A good idea is to usually set some ground rules. Get to know your roommate and then discuss how you will be living together. The college I was at actually had roommates fill out a form, agreeing on certain things. What time you usually sleep. How loudly you can play your music. How clean the two of you will keep your room. Decide what things you will share if any. My roommate brought a microwave, I brought a water filter. We used both. These should not be ironclad rules set in stone, but more like guidelines. However, just having a basic set of ideas goes a long way towards avoiding potential conflicts.
You will have to compromise. It will take some getting used to. The room you live in is not just your own, you will be sharing it with another person. That’s why it is so important to talk to your roommate to agree on some basic principles. I am not saying you have to let the other person walk all over you. But be flexible. Here is an example. Freshman year, I was in the room, studying. My roommate walked in with a girl and said “Dan, I’m gonna need the room for a while. Is that OK?” I did not need to be in the room to study. I took my study materials to the common room, and studied there. It cost me nothing, and in fact, strengthened our relationship. The next time, I needed a favor, my roommate would be more willing to help me, since I helped him. Things like that will happen. If you can, try to be cooperative. If you can’t, talk it over.

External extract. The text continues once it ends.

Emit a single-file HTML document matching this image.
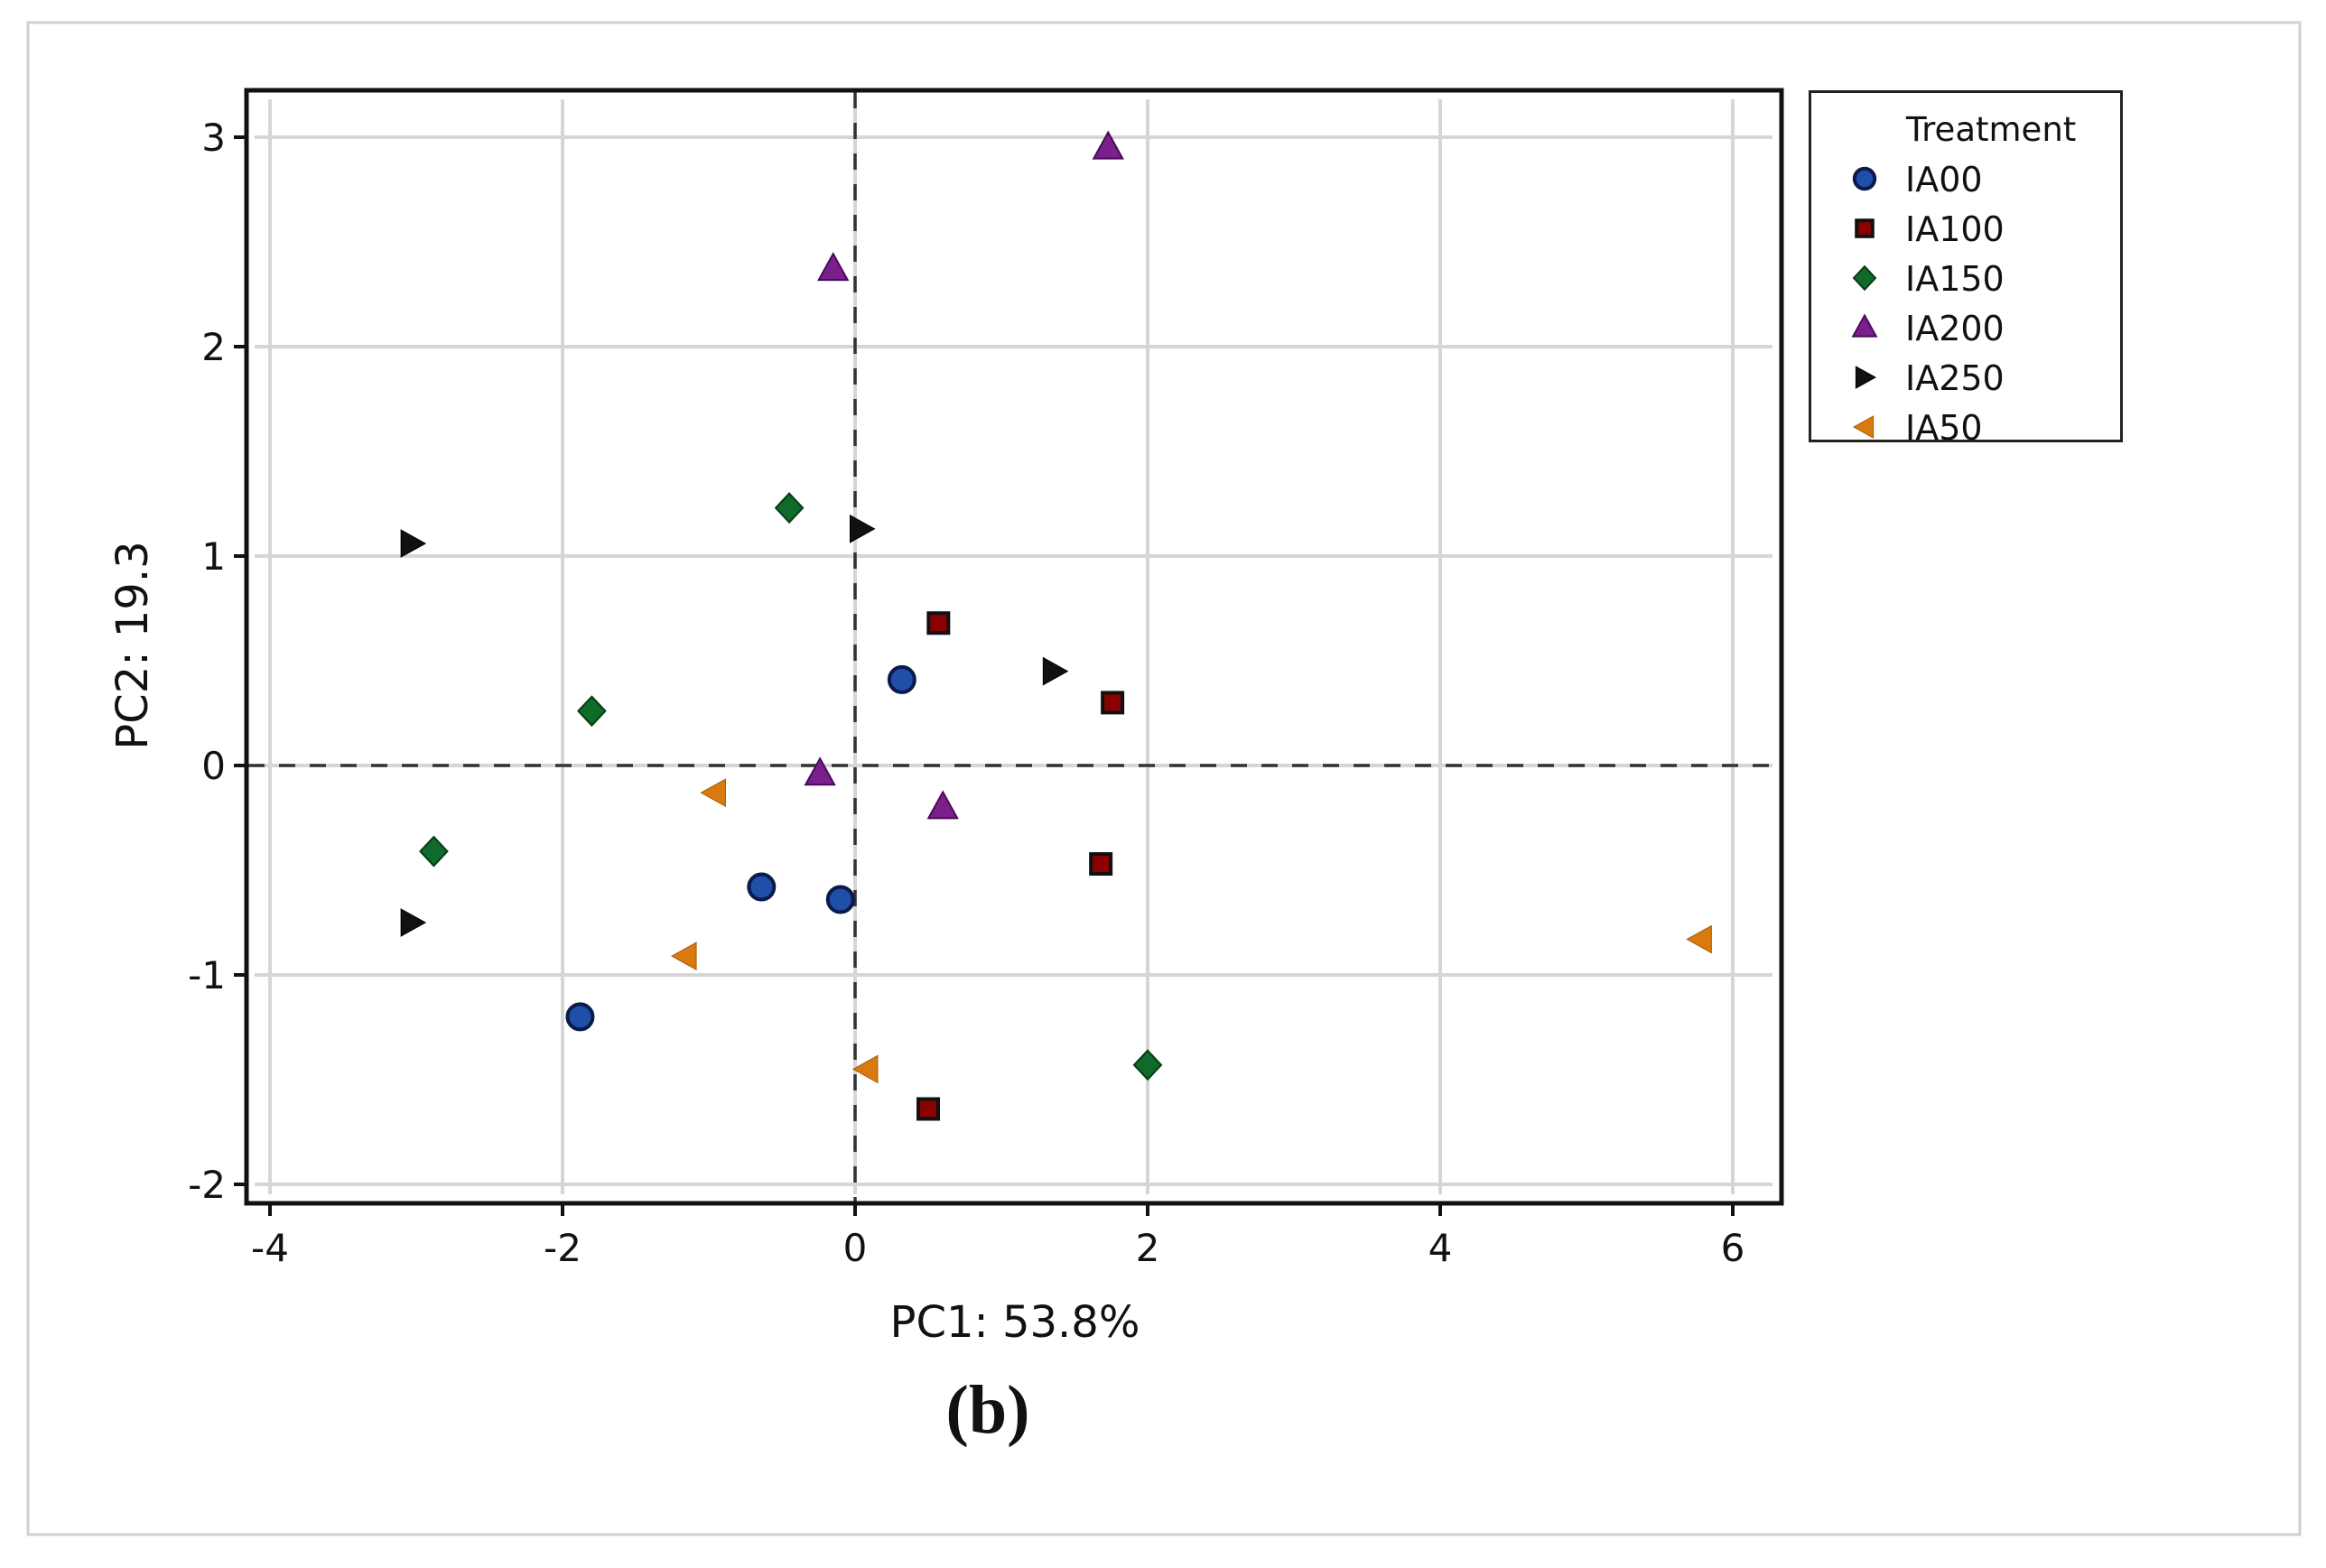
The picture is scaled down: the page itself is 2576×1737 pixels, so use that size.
<!DOCTYPE html>
<html><head><meta charset="utf-8"><style>
html,body{margin:0;padding:0;background:#fff;}
svg{display:block;}
text{font-family:"DejaVu Sans","Liberation Sans",sans-serif;fill:#111;}
</style></head><body>
<svg id="chart" width="2576" height="1737" viewBox="0 0 2576 1737" xmlns="http://www.w3.org/2000/svg">
<rect x="31" y="25" width="2516" height="1675" fill="#fff" stroke="#d0d0d0" stroke-width="3"/>
<g id="grid"></g>
<g id="ref"></g>
<rect x="273" y="100" width="1700" height="1233" fill="none" stroke="#111" stroke-width="5"/>
<g id="ticks"></g>
<g id="pts"></g>
<text x="1124" y="1481" font-size="48" text-anchor="middle">PC1: 53.8%</text>
<text transform="translate(163,715) rotate(-90)" font-size="48" text-anchor="middle">PC2: 19.3</text>
<text x="1094" y="1587" font-size="76" font-weight="bold" text-anchor="middle" style="font-family:'Liberation Serif',serif">(b)</text>
<g>
<svg x="2003" y="100" width="348" height="390" overflow="hidden">
<rect x="1.5" y="1.5" width="345" height="387" fill="#fff" stroke="#222" stroke-width="3"/>
<text x="108" y="56" font-size="37">Treatment</text>
<g id="leg"></g>
</svg>
</g>
</svg>
<script>
const xTicks=[-4,-2,0,2,4,6];
const yTicks=[-2,-1,0,1,2,3];
const groups=["IA00","IA100","IA150","IA200","IA250","IA50"];
const ia00X=[0.32,-0.64,-0.10,-1.88], ia00Y=[0.41,-0.58,-0.64,-1.20];
const ia100X=[0.57,1.76,1.68,0.50], ia100Y=[0.68,0.30,-0.47,-1.64];
const ia150X=[-0.45,-1.80,-2.88,2.00], ia150Y=[1.23,0.26,-0.41,-1.43];
const ia200X=[1.73,-0.15,-0.24,0.60], ia200Y=[2.95,2.37,-0.04,-0.20];
const ia250X=[-3.03,0.04,1.36,-3.03], ia250Y=[1.06,1.13,0.45,-0.75];
const ia50X=[-0.96,-1.16,0.08,5.78], ia50Y=[-0.13,-0.91,-1.45,-0.83];
const NS="http://www.w3.org/2000/svg";
function sx(v){return 947+v*162;}
function sy(v){return 848-v*232;}
function mk(tag,attrs,parent){const e=document.createElementNS(NS,tag);for(const k in attrs)e.setAttribute(k,attrs[k]);parent.appendChild(e);return e;}
const grid=document.getElementById('grid'),ticks=document.getElementById('ticks');
xTicks.forEach(t=>{
 let l=mk('line',{x1:sx(t),x2:sx(t),y1:110,y2:1323,stroke:'#d6d6d6','stroke-width':4},grid);
 
 
 mk('line',{x1:sx(t),x2:sx(t),y1:1333,y2:1347,stroke:'#111','stroke-width':4},ticks);
 let tx=mk('text',{x:sx(t),y:1397,'font-size':42,'text-anchor':'middle'},ticks);tx.textContent=t;
 
 
});
yTicks.forEach(t=>{
 let l=mk('line',{x1:282,x2:1963,y1:sy(t),y2:sy(t),stroke:'#d6d6d6','stroke-width':4},grid);
 
 
 mk('line',{x1:259,x2:273,y1:sy(t),y2:sy(t),stroke:'#111','stroke-width':4},ticks);
 let tx=mk('text',{x:250,y:sy(t)+15,'font-size':42,'text-anchor':'end'},ticks);tx.textContent=t;
 
 
});
const ref=document.getElementById('ref');
let hz=mk('line',{x1:275,x2:1971,y1:sy(0),y2:sy(0),stroke:'#333','stroke-width':3.5,'stroke-dasharray':'18 16'},ref);


let vt=mk('line',{x1:sx(0),x2:sx(0),y1:102,y2:1331,stroke:'#333','stroke-width':3.5,'stroke-dasharray':'18 16'},ref);


function marker(kind,x,y,parent,s){
 s=s||1;let e;
 if(kind==0) e=mk('circle',{cx:x,cy:y,r:14*s,fill:'#1f4fa8',stroke:'#0a1a4a','stroke-width':4},parent);
 else if(kind==1) e=mk('rect',{x:x-11*s,y:y-11*s,width:22*s,height:22*s,fill:'#8b0000',stroke:'#111','stroke-width':4},parent);
 else if(kind==2) e=mk('polygon',{points:`${x},${y-16*s} ${x+15*s},${y} ${x},${y+16*s} ${x-15*s},${y}`,fill:'#0f6b2a',stroke:'#063a14','stroke-width':2},parent);
 else if(kind==3) e=mk('polygon',{points:`${x},${y-17*s} ${x+16*s},${y+12*s} ${x-16*s},${y+12*s}`,fill:'#7a1f8c',stroke:'#4a0a5a','stroke-width':2},parent);
 else if(kind==4) e=mk('polygon',{points:`${x-12*s},${y-15*s} ${x+15*s},${y} ${x-12*s},${y+15*s}`,fill:'#111',stroke:'#000','stroke-width':1},parent);
 else e=mk('polygon',{points:`${x+12*s},${y-15*s} ${x-15*s},${y} ${x+12*s},${y+15*s}`,fill:'#d97a10',stroke:'#a55a00','stroke-width':1},parent);
 return e;
}
const seriesX=[ia00X,ia100X,ia150X,ia200X,ia250X,ia50X];
const seriesY=[ia00Y,ia100Y,ia150Y,ia200Y,ia250Y,ia50Y];
const pts=document.getElementById('pts');
seriesX.forEach((xs,g)=>{xs.forEach((v,i)=>{
 const e=marker(g,sx(v),sy(seriesY[g][i]),pts);
 
 
});});
const leg=document.getElementById('leg');
groups.forEach((n,i)=>{
 const y=98+i*55;
 const m=marker(i,62,y,leg,0.8);
 
 
 const t=mk('text',{x:107,y:y+14,'font-size':38},leg);t.textContent=n;
 
 
});
</script>
</body></html>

So in summary, let us make a list of some of the main points.
1.)Your roommate is a different person than you. There may be conflicts. That is to be expected, not feared.
2.). Be willing and able to talk things out, instead of getting angry or trying to ignore the problem. Address issues, but do not be confrontational about it.
3.)Set some basic guidelines with your roommate on things like when you will turn off the lights, what things you will share, how clean you will keep the room.
4.)If it is not a huge inconvenience to you, do it. Flexibility is key to any relationship
5.)Be willing and able to talk things out. You may note that I have already listed this. That’s because it is very important. In fact, I’m going to list it again.
6.)Be willing and able to talk things out. A large part of whether you get along with your roommate or not depends on you.